Twenty-one Tanzanian nationals filed a lawsuit in Ontario Supreme Court Wednesday morning against Barrick Gold (TSX: ABX) for alleged human rights violations at the company’s North Mara gold mine in Tanzania.
It is the first time the Canadian gold giant has faced legal action in its home country for alleged abuses abroad, but it has faced prior allegations in the U.K.
In 2020, a group of eight Tanzanians filed a legal claim at the British High Court against a subsidiary of Barrick Gold, alleging human rights abuses by security forces at North Mara mine.
The claimants were assisted by two non-profit organizations, RAID and MiningWatch Canada, and were represented by British law firm Hugh James.
“The action by the plaintiffs, who are members of the Indigenous Kurya community amongst whose villages in northern Tanzania the mine has been built, concerns brutal killings, shootings and torture that they allege were committed by police engaged to guard the mine, who local residents refer to as ‘mine police,’ RAID said regarding the new suit in a press release on Wednesday.
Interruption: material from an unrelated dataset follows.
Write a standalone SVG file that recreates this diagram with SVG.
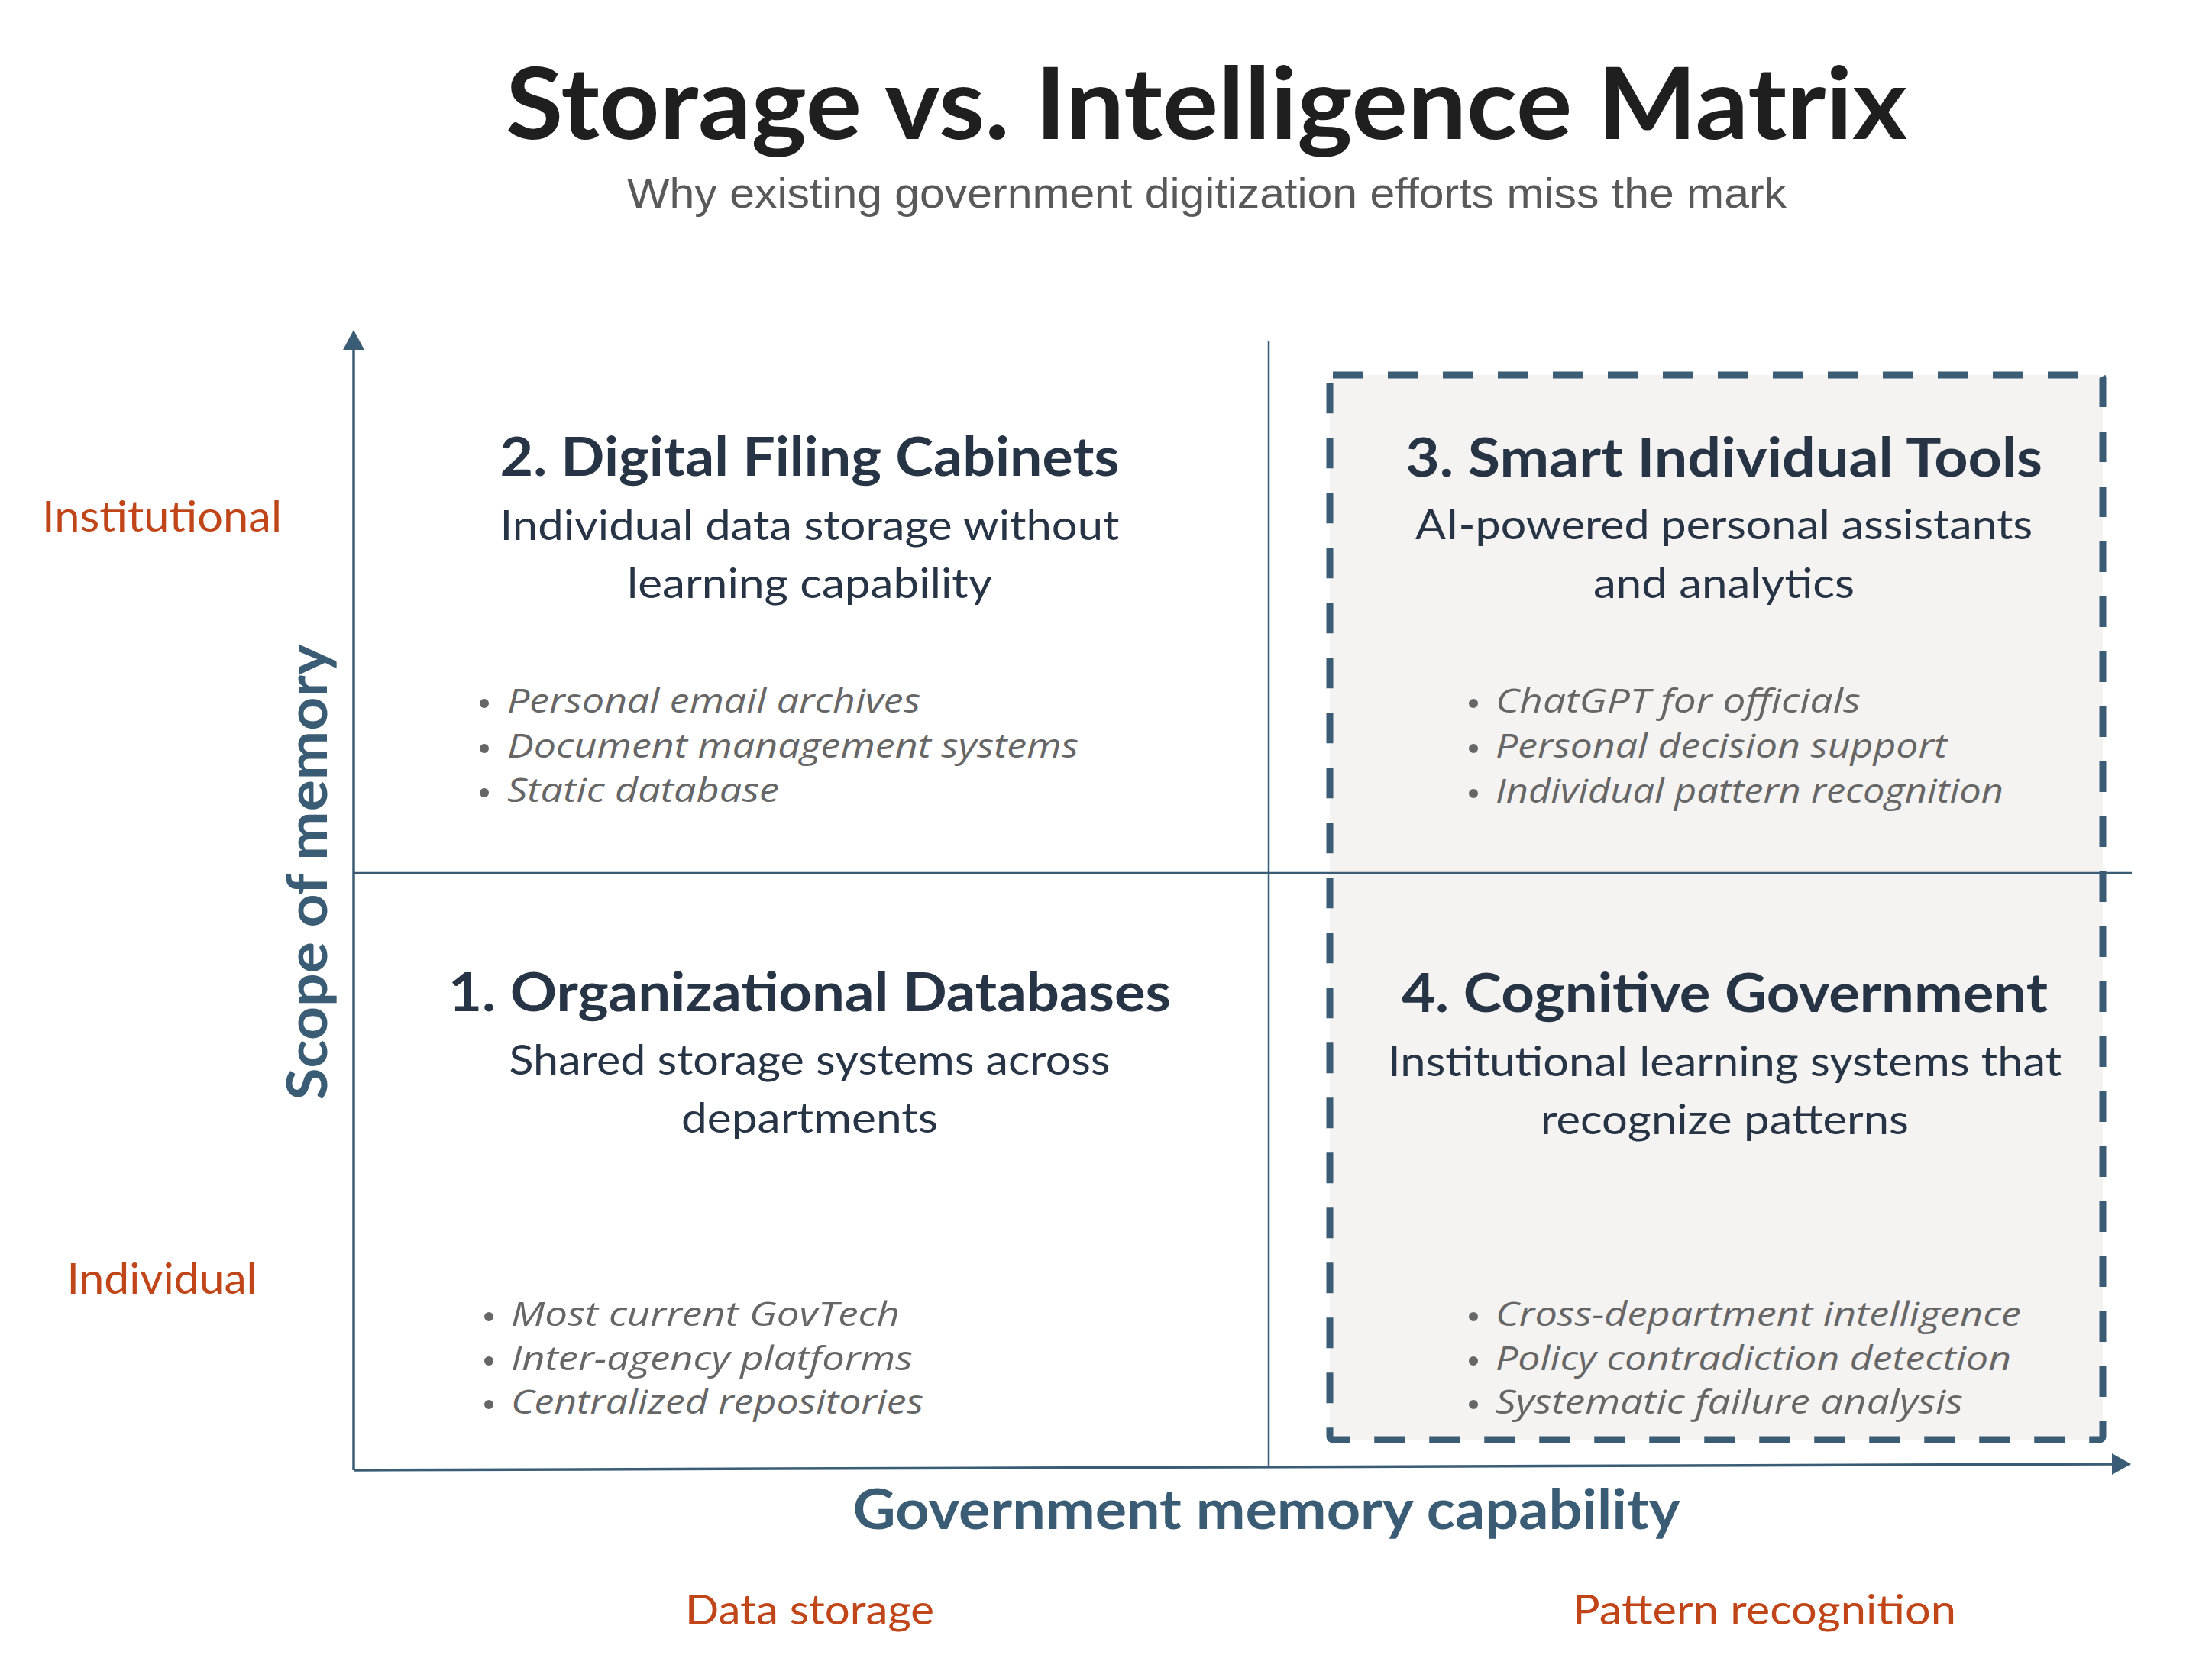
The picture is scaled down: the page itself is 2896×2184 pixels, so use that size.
<svg xmlns="http://www.w3.org/2000/svg" width="2896" height="2184" viewBox="0 0 2896 2184">
<style>
.title{font-family:Lato,"Open Sans",sans-serif;font-weight:700;fill:#1f1f1f}
.sub{font-family:"Liberation Sans",Arial,sans-serif;fill:#595959}
.qt{font-family:Lato,"Open Sans",sans-serif;font-weight:700;fill:#263445;text-anchor:middle}
.qs{font-family:Lato,"Open Sans",sans-serif;font-weight:400;fill:#263445;text-anchor:middle}
.bl{font-family:"Open Sans","Noto Sans",sans-serif;font-style:italic;fill:#666666;font-size:44px}
.dot{fill:#666666}
.ax{font-family:Lato,"Open Sans",sans-serif;font-weight:700;fill:#3a5c74}
.or{font-family:Lato,"Open Sans",sans-serif;fill:#c0461a;text-anchor:middle}
.line{stroke:#3a5c74;fill:none}
</style>
<rect width="2896" height="2184" fill="#ffffff"/>
<g id="header">
<text class="title" x="662" y="182" font-size="131" textLength="1835" lengthAdjust="spacingAndGlyphs">Storage vs. Intelligence Matrix</text>
<text class="sub" x="821" y="272" font-size="55" textLength="1518" lengthAdjust="spacingAndGlyphs">Why existing government digitization efforts miss the mark</text>
</g>
<g id="highlight-box">
<rect x="1741" y="491" width="1012" height="1394" rx="4" fill="#f4f3f2" stroke="#3a5c74" stroke-width="9" stroke-dasharray="40 32"/>
</g>
<g id="connectors">
<line class="line" x1="1661" y1="447" x2="1661" y2="1921" stroke-width="2.5"/>
<line class="line" x1="463" y1="1143" x2="2791" y2="1143" stroke-width="2.5"/>
<line class="line" x1="463" y1="452" x2="463" y2="1925" stroke-width="3.5"/>
<polygon points="463,432 449,458 477,458" fill="#3a5c74"/>
<line class="line" x1="463" y1="1925" x2="2770" y2="1917" stroke-width="3.5"/>
<polygon points="2790,1917 2765,1903 2765,1931" fill="#3a5c74"/>
</g>
<g id="q2">
<text class="qt" x="1060" y="623" font-size="70" textLength="811" lengthAdjust="spacingAndGlyphs">2. Digital Filing Cabinets</text>
<text class="qs" x="1060" y="707" font-size="54" textLength="811" lengthAdjust="spacingAndGlyphs">Individual data storage without</text>
<text class="qs" x="1060" y="783" font-size="54" textLength="478" lengthAdjust="spacingAndGlyphs">learning capability</text>
<circle class="dot" cx="634" cy="921" r="6"/>
<text class="bl" x="664" y="933" textLength="541" lengthAdjust="spacingAndGlyphs">Personal email archives</text>
<circle class="dot" cx="634" cy="980" r="6"/>
<text class="bl" x="664" y="992" textLength="748" lengthAdjust="spacingAndGlyphs">Document management systems</text>
<circle class="dot" cx="634" cy="1038" r="6"/>
<text class="bl" x="664" y="1050" textLength="356" lengthAdjust="spacingAndGlyphs">Static database</text>
</g>
<g id="q3">
<text class="qt" x="2257" y="624" font-size="70" textLength="834" lengthAdjust="spacingAndGlyphs">3. Smart Individual Tools</text>
<text class="qs" x="2257" y="706" font-size="54" textLength="808" lengthAdjust="spacingAndGlyphs">AI-powered personal assistants</text>
<text class="qs" x="2257" y="783" font-size="54" textLength="342" lengthAdjust="spacingAndGlyphs">and analytics</text>
<circle class="dot" cx="1929" cy="921" r="6"/>
<text class="bl" x="1958" y="933" textLength="478" lengthAdjust="spacingAndGlyphs">ChatGPT for officials</text>
<circle class="dot" cx="1929" cy="980" r="6"/>
<text class="bl" x="1958" y="992" textLength="591" lengthAdjust="spacingAndGlyphs">Personal decision support</text>
<circle class="dot" cx="1929" cy="1039" r="6"/>
<text class="bl" x="1958" y="1051" textLength="665" lengthAdjust="spacingAndGlyphs">Individual pattern recognition</text>
</g>
<g id="q1">
<text class="qt" x="1060" y="1324" font-size="70" textLength="946" lengthAdjust="spacingAndGlyphs">1. Organizational Databases</text>
<text class="qs" x="1060" y="1407" font-size="54" textLength="787" lengthAdjust="spacingAndGlyphs">Shared storage systems across</text>
<text class="qs" x="1060" y="1483" font-size="54" textLength="336" lengthAdjust="spacingAndGlyphs">departments</text>
<circle class="dot" cx="640" cy="1724" r="6"/>
<text class="bl" x="669" y="1736" textLength="509" lengthAdjust="spacingAndGlyphs">Most current GovTech</text>
<circle class="dot" cx="640" cy="1782" r="6"/>
<text class="bl" x="669" y="1794" textLength="526" lengthAdjust="spacingAndGlyphs">Inter-agency platforms</text>
<circle class="dot" cx="640" cy="1839" r="6"/>
<text class="bl" x="669" y="1851" textLength="540" lengthAdjust="spacingAndGlyphs">Centralized repositories</text>
</g>
<g id="q4">
<text class="qt" x="2258" y="1325" font-size="70" textLength="846" lengthAdjust="spacingAndGlyphs">4. Cognitive Government</text>
<text class="qs" x="2258" y="1409" font-size="54" textLength="882" lengthAdjust="spacingAndGlyphs">Institutional learning systems that</text>
<text class="qs" x="2258" y="1485" font-size="54" textLength="482" lengthAdjust="spacingAndGlyphs">recognize patterns</text>
<circle class="dot" cx="1929" cy="1724" r="6"/>
<text class="bl" x="1958" y="1736" textLength="688" lengthAdjust="spacingAndGlyphs">Cross-department intelligence</text>
<circle class="dot" cx="1929" cy="1782" r="6"/>
<text class="bl" x="1958" y="1794" textLength="675" lengthAdjust="spacingAndGlyphs">Policy contradiction detection</text>
<circle class="dot" cx="1929" cy="1839" r="6"/>
<text class="bl" x="1958" y="1851" textLength="612" lengthAdjust="spacingAndGlyphs">Systematic failure analysis</text>
</g>
<g id="axis-labels">
<text class="ax" x="428" y="1142" font-size="72" text-anchor="middle" transform="rotate(-90 428 1142)" textLength="597" lengthAdjust="spacingAndGlyphs">Scope of memory</text>
<text class="ax" x="1658" y="2002" font-size="72" text-anchor="middle" textLength="1083" lengthAdjust="spacingAndGlyphs">Government memory capability</text>
<text class="or" x="212" y="696" font-size="57" textLength="314" lengthAdjust="spacingAndGlyphs">Institutional</text>
<text class="or" x="212" y="1694" font-size="57" textLength="249" lengthAdjust="spacingAndGlyphs">Individual</text>
<text class="or" x="1060" y="2127" font-size="55" textLength="326" lengthAdjust="spacingAndGlyphs">Data storage</text>
<text class="or" x="2310" y="2127" font-size="55" textLength="502" lengthAdjust="spacingAndGlyphs">Pattern recognition</text>
</g>
</svg>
They are represented by the law firms Camp Fiorante Matthews Mogerman LLP and Waddell Phillips. Filed in the Ontario Superior Court of Justice, the case includes claims for five deaths, five incidents of torture, and a further five injuries from shootings by the ‘mine police’, RAID reported.
This is the third lawsuit against Barrick subsidiaries for deaths and injuries at the North Mara mine. The first, commenced in 2013, was settled in 2015 by Acacia Mining.
As of 2pm EST Wednesday, Barrick had not issued a statement.
Ottawa is growing increasingly concerned about how Canadian miners do business abroad. Earlier this week, Canadian Prime Minister Justin Trudeau asked Chile’s President Gabriel Boric to provide information on how much Canadian miners are complying with the South American nation’s environmental legislation.